#### [Exercise]
Each line containing the word "chart" must be collected.

#### [Given information]
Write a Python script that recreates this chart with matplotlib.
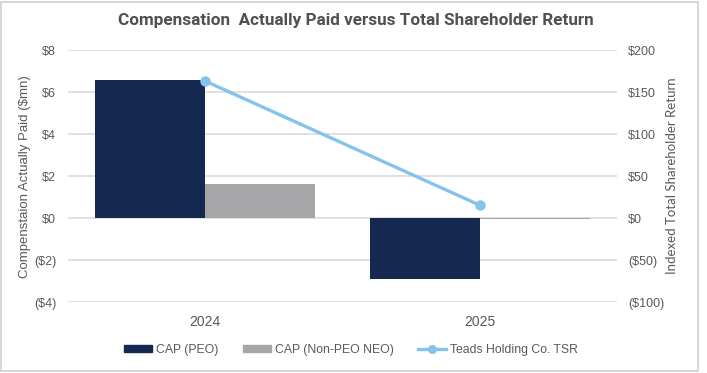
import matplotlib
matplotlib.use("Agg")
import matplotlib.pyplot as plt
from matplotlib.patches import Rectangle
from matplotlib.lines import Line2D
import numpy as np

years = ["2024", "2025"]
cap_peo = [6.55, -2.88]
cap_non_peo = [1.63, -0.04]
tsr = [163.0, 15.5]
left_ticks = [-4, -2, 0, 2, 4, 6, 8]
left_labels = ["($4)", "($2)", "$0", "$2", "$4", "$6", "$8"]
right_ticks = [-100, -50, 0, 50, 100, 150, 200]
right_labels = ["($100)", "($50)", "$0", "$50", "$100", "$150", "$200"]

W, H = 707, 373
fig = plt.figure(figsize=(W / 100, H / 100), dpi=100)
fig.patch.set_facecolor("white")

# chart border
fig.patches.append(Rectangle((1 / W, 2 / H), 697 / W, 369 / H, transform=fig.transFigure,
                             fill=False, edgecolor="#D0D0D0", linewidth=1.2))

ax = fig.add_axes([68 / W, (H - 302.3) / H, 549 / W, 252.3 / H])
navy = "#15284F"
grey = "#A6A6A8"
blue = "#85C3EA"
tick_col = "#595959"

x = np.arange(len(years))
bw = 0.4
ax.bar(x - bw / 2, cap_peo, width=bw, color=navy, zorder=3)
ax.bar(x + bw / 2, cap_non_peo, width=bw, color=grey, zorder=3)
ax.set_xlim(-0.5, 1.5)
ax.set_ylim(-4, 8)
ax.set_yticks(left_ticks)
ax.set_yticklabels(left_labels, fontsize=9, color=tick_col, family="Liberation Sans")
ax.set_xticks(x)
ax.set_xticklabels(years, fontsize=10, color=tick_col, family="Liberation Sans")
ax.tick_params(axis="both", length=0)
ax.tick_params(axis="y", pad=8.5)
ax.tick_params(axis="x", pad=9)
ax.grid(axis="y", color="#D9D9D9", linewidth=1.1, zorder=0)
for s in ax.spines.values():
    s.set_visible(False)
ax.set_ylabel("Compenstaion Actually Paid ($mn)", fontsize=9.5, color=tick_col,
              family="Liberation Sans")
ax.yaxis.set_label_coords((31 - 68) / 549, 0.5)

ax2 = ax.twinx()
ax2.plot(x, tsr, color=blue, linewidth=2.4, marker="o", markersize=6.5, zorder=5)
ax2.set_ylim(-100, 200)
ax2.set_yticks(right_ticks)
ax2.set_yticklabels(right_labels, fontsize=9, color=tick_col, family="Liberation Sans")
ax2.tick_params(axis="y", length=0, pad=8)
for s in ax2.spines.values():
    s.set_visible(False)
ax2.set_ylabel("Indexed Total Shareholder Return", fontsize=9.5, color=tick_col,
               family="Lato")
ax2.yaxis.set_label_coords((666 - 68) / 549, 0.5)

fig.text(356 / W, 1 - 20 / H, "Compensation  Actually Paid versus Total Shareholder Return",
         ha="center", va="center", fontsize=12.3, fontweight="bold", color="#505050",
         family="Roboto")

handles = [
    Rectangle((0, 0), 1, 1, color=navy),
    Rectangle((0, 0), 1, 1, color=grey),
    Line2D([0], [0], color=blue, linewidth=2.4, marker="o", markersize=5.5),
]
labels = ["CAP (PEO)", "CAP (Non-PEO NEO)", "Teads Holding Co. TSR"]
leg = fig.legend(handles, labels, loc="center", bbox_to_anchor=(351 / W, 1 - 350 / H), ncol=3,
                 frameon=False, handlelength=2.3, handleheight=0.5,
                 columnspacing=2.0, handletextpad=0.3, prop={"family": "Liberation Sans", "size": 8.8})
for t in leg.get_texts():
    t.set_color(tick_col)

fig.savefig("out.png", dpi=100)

#### [Task output]
Write a Python script that recreates this chart with matplotlib.
# chart border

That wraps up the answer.